The sets were placed on a giant rotating table with the cels held vertically in front. As filming progressed the table was rotated. “It gave some great effects but was a very limited approach,” declared Carlee. “The camera couldn’t move around the character, but it still gave a great multiplane effect. Disney, of course, used the multiplane but it has fallen out of use due to cost. Computer animation is now bringing back some of that dimension and screen dynamics.”
One of the first tests combining 2-dimensional characters with 3-D computer backgrounds was Where the Wild Things Are, made in 1983 at the Disney Studios. “I had hoped that everyone would see the light and things would start moving in that direction, but things haven’t taken off until recently,” observed Carlee.
The animation industry has a series of problems to solve. Working in the film format takes much more computing power than working in video. “When you start working at the resolution needed for film your problems are multiplied by a power of ten,” estimates Carlee. “This includes scanners, film recorders and storage space; it is one thing to do a 30-second spot, it is another to crank out eighty feet of film a minute for a feature length production. I think the animation industry is going to address many of these problems but the benefits will go to the film industry in general.”
Computers can be used as a post production tool to carry out all opticals. Many special-effects houses are looking at the computer as a way of keeping all the elements first generation. “Hopefully very few people will notice this work, such as the combining of matte paintings with live-action,” said Carlee.
When very large memory storage becomes practical, films will be edited on computers. “The films will be colour corrected on the computer and they will also remove errors such as scratches. In the future computers will be able to restore archive films by removing scratches and water damage,” predicted Carlee.
So what is Don Bluth Entertainment doing? “The obvious thing is to use the computer like a live-action camera,” reported Carlee. “That doesn’t mean moving the camera in every shot. The director makes a series of choices about how he wants to set up a shot. He decides when he is going to pan, when he is going to truck, these choices depend on the dynamics he wants to achieve in telling that story.”

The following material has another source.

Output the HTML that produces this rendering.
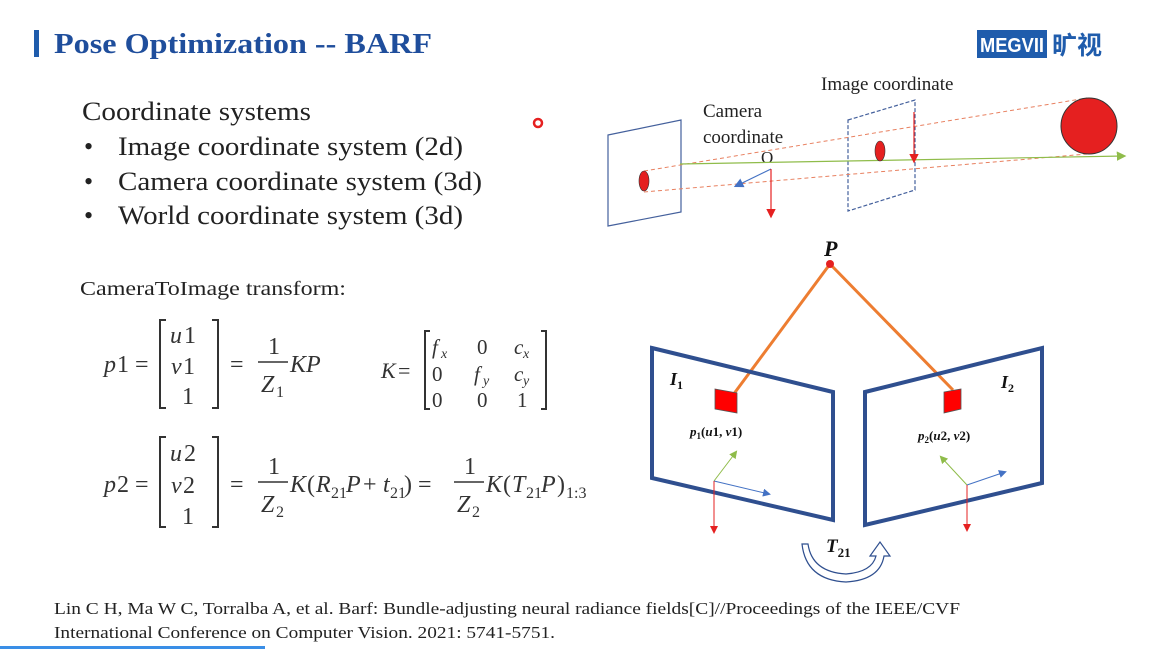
<!DOCTYPE html>
<html><head><meta charset="utf-8"><style>
html,body{margin:0;padding:0;background:#fff;width:1157px;height:649px;overflow:hidden}
svg{display:block}
.s{font-family:"Liberation Serif",serif}
.m{font-family:"Liberation Serif",serif;font-style:italic;fill:#333}
.n{font-family:"Liberation Serif",serif;fill:#333}
</style></head><body>
<svg width="1157" height="649" viewBox="0 0 1157 649">
<defs>
<marker id="ab" markerWidth="8" markerHeight="8" refX="6" refY="4" orient="auto"><path d="M0,0L8,4L0,8z" fill="#4472c4"/></marker>
<marker id="ar" markerWidth="8" markerHeight="8" refX="6" refY="4" orient="auto"><path d="M0,0L8,4L0,8z" fill="#e52020"/></marker>
<marker id="ag" markerWidth="8" markerHeight="8" refX="6" refY="4" orient="auto"><path d="M0,0L8,4L0,8z" fill="#8fbc4a"/></marker>
</defs>
<rect x="34" y="30" width="5" height="27" fill="#1f5cac"/>
<text x="54" y="53" class="s" font-size="28" font-weight="bold" fill="#1f4e9c" textLength="378" lengthAdjust="spacingAndGlyphs">Pose Optimization -- BARF</text>
<g>
<rect x="977" y="30" width="70" height="28" fill="#1f5cac"/>
<text x="1012" y="52" text-anchor="middle" font-family="Liberation Sans,sans-serif" font-weight="bold" font-size="20" fill="#fff" textLength="64" lengthAdjust="spacingAndGlyphs">MEGVII</text>
<text x="1052" y="54" font-family="Liberation Sans,'Noto Sans CJK SC',sans-serif" font-weight="bold" font-size="25" fill="#1f5cac">旷视</text>
</g>
<g class="s" font-size="26" fill="#222">
<text x="82" y="120" textLength="229" lengthAdjust="spacingAndGlyphs">Coordinate systems</text>
<text x="84" y="155">•</text><text x="118" y="155" textLength="345" lengthAdjust="spacingAndGlyphs">Image coordinate system (2d)</text>
<text x="84" y="190">•</text><text x="118" y="190" textLength="364" lengthAdjust="spacingAndGlyphs">Camera coordinate system (3d)</text>
<text x="84" y="224">•</text><text x="118" y="224" textLength="345" lengthAdjust="spacingAndGlyphs">World coordinate system (3d)</text>
</g>
<circle cx="538" cy="123" r="4" fill="none" stroke="#e52020" stroke-width="2.5"/>
<text x="80" y="295" class="s" font-size="20" fill="#222" textLength="266" lengthAdjust="spacingAndGlyphs">CameraToImage transform:</text>
<g font-size="24">
<text x="104" y="372" class="m">p</text><text x="117" y="372" class="n">1 =</text>
<path d="M166,320h-6v88h6M212,320h6v88h-6" fill="none" stroke="#333" stroke-width="2"/>
<text x="170" y="343" class="m">u</text><text x="184" y="343" class="n">1</text>
<text x="171" y="374" class="m">v</text><text x="183" y="374" class="n">1</text>
<text x="182" y="404" class="n">1</text>
<text x="230" y="372" class="n">=</text>
<text x="268" y="354" class="n">1</text><line x1="258" y1="362" x2="288" y2="362" stroke="#333" stroke-width="1.5"/>
<text x="261" y="392" class="m">Z</text><text x="276" y="397" class="n" font-size="16">1</text>
<text x="290" y="372" class="m">KP</text>
<text x="381" y="378" class="m" font-size="22">K</text><text x="398" y="378" class="n" font-size="22">=</text>
<path d="M430,331h-5v78h5M541,331h5v78h-5" fill="none" stroke="#333" stroke-width="2"/>
<text x="432" y="354" class="m" font-size="21">f</text><text x="441" y="358" class="m" font-size="14">x</text>
<text x="477" y="354" class="n" font-size="21">0</text>
<text x="514" y="354" class="m" font-size="21">c</text><text x="523" y="358" class="m" font-size="14">x</text>
<text x="432" y="381" class="n" font-size="21">0</text>
<text x="474" y="381" class="m" font-size="21">f</text><text x="483" y="385" class="m" font-size="14">y</text>
<text x="514" y="381" class="m" font-size="21">c</text><text x="523" y="385" class="m" font-size="14">y</text>
<text x="432" y="407" class="n" font-size="21">0</text><text x="477" y="407" class="n" font-size="21">0</text><text x="517" y="407" class="n" font-size="21">1</text>
</g>
<g font-size="24">
<text x="104" y="492" class="m">p</text><text x="117" y="492" class="n">2 =</text>
<path d="M166,437h-6v90h6M212,437h6v90h-6" fill="none" stroke="#333" stroke-width="2"/>
<text x="170" y="461" class="m">u</text><text x="184" y="461" class="n">2</text>
<text x="171" y="493" class="m">v</text><text x="183" y="493" class="n">2</text>
<text x="182" y="524" class="n">1</text>
<text x="230" y="492" class="n">=</text>
<text x="268" y="474" class="n">1</text><line x1="258" y1="482" x2="288" y2="482" stroke="#333" stroke-width="1.5"/>
<text x="261" y="512" class="m">Z</text><text x="276" y="517" class="n" font-size="16">2</text>
<text x="290" y="492" class="m">K</text><text x="307" y="492" class="n">(</text><text x="316" y="492" class="m">R</text><text x="331" y="498" class="n" font-size="16">21</text><text x="346" y="492" class="m">P</text><text x="363" y="492" class="n">+</text><text x="383" y="492" class="m">t</text><text x="390" y="498" class="n" font-size="16">21</text><text x="404" y="492" class="n">) =</text>
<text x="464" y="474" class="n">1</text><line x1="454" y1="482" x2="484" y2="482" stroke="#333" stroke-width="1.5"/>
<text x="457" y="512" class="m">Z</text><text x="472" y="517" class="n" font-size="16">2</text>
<text x="486" y="492" class="m">K</text><text x="503" y="492" class="n">(</text><text x="512" y="492" class="m">T</text><text x="526" y="498" class="n" font-size="16">21</text><text x="541" y="492" class="m">P</text><text x="557" y="492" class="n">)</text><text x="566" y="498" class="n" font-size="16">1:3</text>
</g>
<g>
<text x="821" y="90" class="s" font-size="19" fill="#222">Image coordinate</text>
<text x="703" y="117" class="s" font-size="19" fill="#222">Camera</text>
<text x="703" y="143" class="s" font-size="19" fill="#222">coordinate</text>
<text x="761" y="163" class="s" font-size="17" fill="#222">O</text>
<polygon points="608,135 681,120 681,212 608,226" fill="none" stroke="#44609c" stroke-width="1.2"/>
<polygon points="848,120 915,100 915,190 848,211" fill="none" stroke="#44609c" stroke-width="1.2" stroke-dasharray="4,2"/>
<line x1="644" y1="171" x2="1087" y2="98" stroke="#e88060" stroke-width="1" stroke-dasharray="4,3"/>
<line x1="644" y1="192" x2="1087" y2="154" stroke="#e88060" stroke-width="1" stroke-dasharray="4,3"/>
<line x1="680" y1="164" x2="1124" y2="156" stroke="#8fbc4a" stroke-width="1.2" marker-end="url(#ag)"/>
<ellipse cx="644" cy="181" rx="5" ry="10" fill="#e52020" stroke="#333" stroke-width="0.6"/>
<ellipse cx="880" cy="151" rx="5" ry="10" fill="#e52020" stroke="#333" stroke-width="0.6"/>
<circle cx="1089" cy="126" r="28" fill="#e52020" stroke="#333" stroke-width="1"/>
<line x1="771" y1="169" x2="736" y2="186" stroke="#4472c4" stroke-width="1.2" marker-end="url(#ab)"/>
<line x1="771" y1="169" x2="771" y2="216" stroke="#e52020" stroke-width="1.2" marker-end="url(#ar)"/>
<line x1="914" y1="112" x2="914" y2="161" stroke="#e52020" stroke-width="1.2" marker-end="url(#ar)"/>
</g>
<g>
<line x1="830" y1="264" x2="733" y2="395" stroke="#ed7d31" stroke-width="3"/>
<line x1="830" y1="264" x2="953" y2="390" stroke="#ed7d31" stroke-width="3"/>
<polygon points="652,348 833,392 833,520 652,478" fill="none" stroke="#2f4f8f" stroke-width="4"/>
<polygon points="865,392 1042,348 1042,483 865,525" fill="none" stroke="#2f4f8f" stroke-width="4"/>
<circle cx="830" cy="264" r="4" fill="#e52020"/>
<text x="824" y="256" class="s" font-size="22" font-weight="bold" font-style="italic" fill="#111">P</text>
<polygon points="715,389 737,393 737,413 715,409" fill="#ff0000" stroke="#555" stroke-width="0.8"/>
<polygon points="944,392 961,389 961,409 944,413" fill="#ff0000" stroke="#555" stroke-width="0.8"/>
<text x="670" y="385" class="s" font-size="18" font-weight="bold" font-style="italic" fill="#111">I<tspan font-size="12" dy="4" font-style="normal">1</tspan></text>
<text x="1001" y="388" class="s" font-size="18" font-weight="bold" font-style="italic" fill="#111">I<tspan font-size="12" dy="4" font-style="normal">2</tspan></text>
<text x="690" y="436" class="s" font-size="13" font-weight="bold" font-style="italic" fill="#111">p<tspan font-size="9" dy="3" font-style="normal">1</tspan><tspan dy="-3" font-style="normal">(</tspan>u<tspan font-style="normal">1, </tspan>v<tspan font-style="normal">1)</tspan></text>
<text x="918" y="440" class="s" font-size="13" font-weight="bold" font-style="italic" fill="#111">p<tspan font-size="9" dy="3" font-style="normal">2</tspan><tspan dy="-3" font-style="normal">(</tspan>u<tspan font-style="normal">2, </tspan>v<tspan font-style="normal">2)</tspan></text>
<line x1="714" y1="481" x2="736" y2="452" stroke="#8fbc4a" stroke-width="1" marker-end="url(#ag)"/>
<line x1="714" y1="481" x2="769" y2="494" stroke="#4472c4" stroke-width="1" marker-end="url(#ab)"/>
<line x1="714" y1="481" x2="714" y2="532" stroke="#e52020" stroke-width="1" marker-end="url(#ar)"/>
<line x1="967" y1="485" x2="941" y2="457" stroke="#8fbc4a" stroke-width="1" marker-end="url(#ag)"/>
<line x1="967" y1="485" x2="1005" y2="472" stroke="#4472c4" stroke-width="1" marker-end="url(#ab)"/>
<line x1="967" y1="485" x2="967" y2="530" stroke="#e52020" stroke-width="1" marker-end="url(#ar)"/>
<path d="M802,544 Q806,580 846,582 Q880,580 884,556 L890,556 L880,542 L870,556 L876,556 Q872,572 846,574 Q812,572 808,544 Z" fill="#fff" stroke="#2f4f8f" stroke-width="1.2"/>
<text x="826" y="552" class="s" font-size="19" font-weight="bold" font-style="italic" fill="#111">T<tspan font-size="13" dy="5" font-style="normal">21</tspan></text>
</g>
<g class="s" font-size="17" fill="#222">
<text x="54" y="614" textLength="906" lengthAdjust="spacingAndGlyphs">Lin C H, Ma W C, Torralba A, et al. Barf: Bundle-adjusting neural radiance fields[C]//Proceedings of the IEEE/CVF</text>
<text x="54" y="638" textLength="501" lengthAdjust="spacingAndGlyphs">International Conference on Computer Vision. 2021: 5741-5751.</text>
</g>
<rect x="0" y="646" width="265" height="3" fill="#3a8ee6"/>
</svg>
</body></html>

Usually animation works in only two planes, when a character walks along you pan the background to the right or left, or north or south. “That is really as far as you can go with conventional methods,” claims Carlee. “Now you can use the camera to follow a character going up a spiral staircase, taking the point of view of another character.”
“One of the first films I worked on at the Bluth studio was Rock-A-Doodle, that was about a year-and-a-half ago,” recalled Carlee. “The computer was mostly used to create 3-D props. However, there was one shot where the camera flew through a corn field and ended up looking down the tonsils of a singing cockerel. The company hadn’t done many scenes like that before, so when we showed up with it one day they said it was great and asked us to do more of it.”
The corn field scene was printed out on paper, transferred to cel, then somebody painted each entire cel. “It would have been a lot nicer if it had been rendered in the computer, then textures could have been used to make it look like a traditional animation background. That is the direction we are going in now.
The Bluth studio use Softimage animation software on Iris Personal Workstations. The computer department has four personnel in a studio of around 350 people.
“People are understandably concerned about computers taking over their jobs,” admitted Carlee. “My usual approach for dealing with animator paranoia is to tell them I am going to use the computer to make their scene a big multiplane shot, with soft focus, and shadows, and it will be the best scene in the whole movie. When they hear this, they normally come round.”
Steve Goldberg, lead animator in computer graphics imagery at Walt Disney Feature Animation, USA, gave a talk at Computer Graphics ‘911 entitled 3-D Computer animation in Disney feature animation.
Goldberg pointed out that Walt Disney had embraced new technology since the inception of the company. In 1928 he introduced synchronised sound with Steamboat Willie; by 1937 he had brought the production of animated films to the point where they were capable of making the full length feature: Snow White. In the late 30s he introduced the multiplane camera. The idea was to set up levels of artwork separated by varying amounts of space. These levels could be moved independently and they racked focus on different levels. This produced results that had never been seen before in animated films. It introduced 3-D to the films, heightening the sense of the environment that these characters were playing against.
After Walt Disney’s death the nature of the films changed. In the 80s they had a push to put the quality back in the films. “The new directors wanted to create something different,” said Goldberg. “They were tired of making features based on the old films, yet they wanted retain the good points such as the quality, the soul and the personality of the characters.”
Computer technology was introduced for two reasons; first to increase quality, bringing a new look and feel to the film that had never been experienced before. The second reason was to increase efficiency; tasks performed repetitively by hand were very painstaking, and can now be accomplished so easily on a computer. They did not necessarily cut staff but were able to give them assignments that were far more interesting.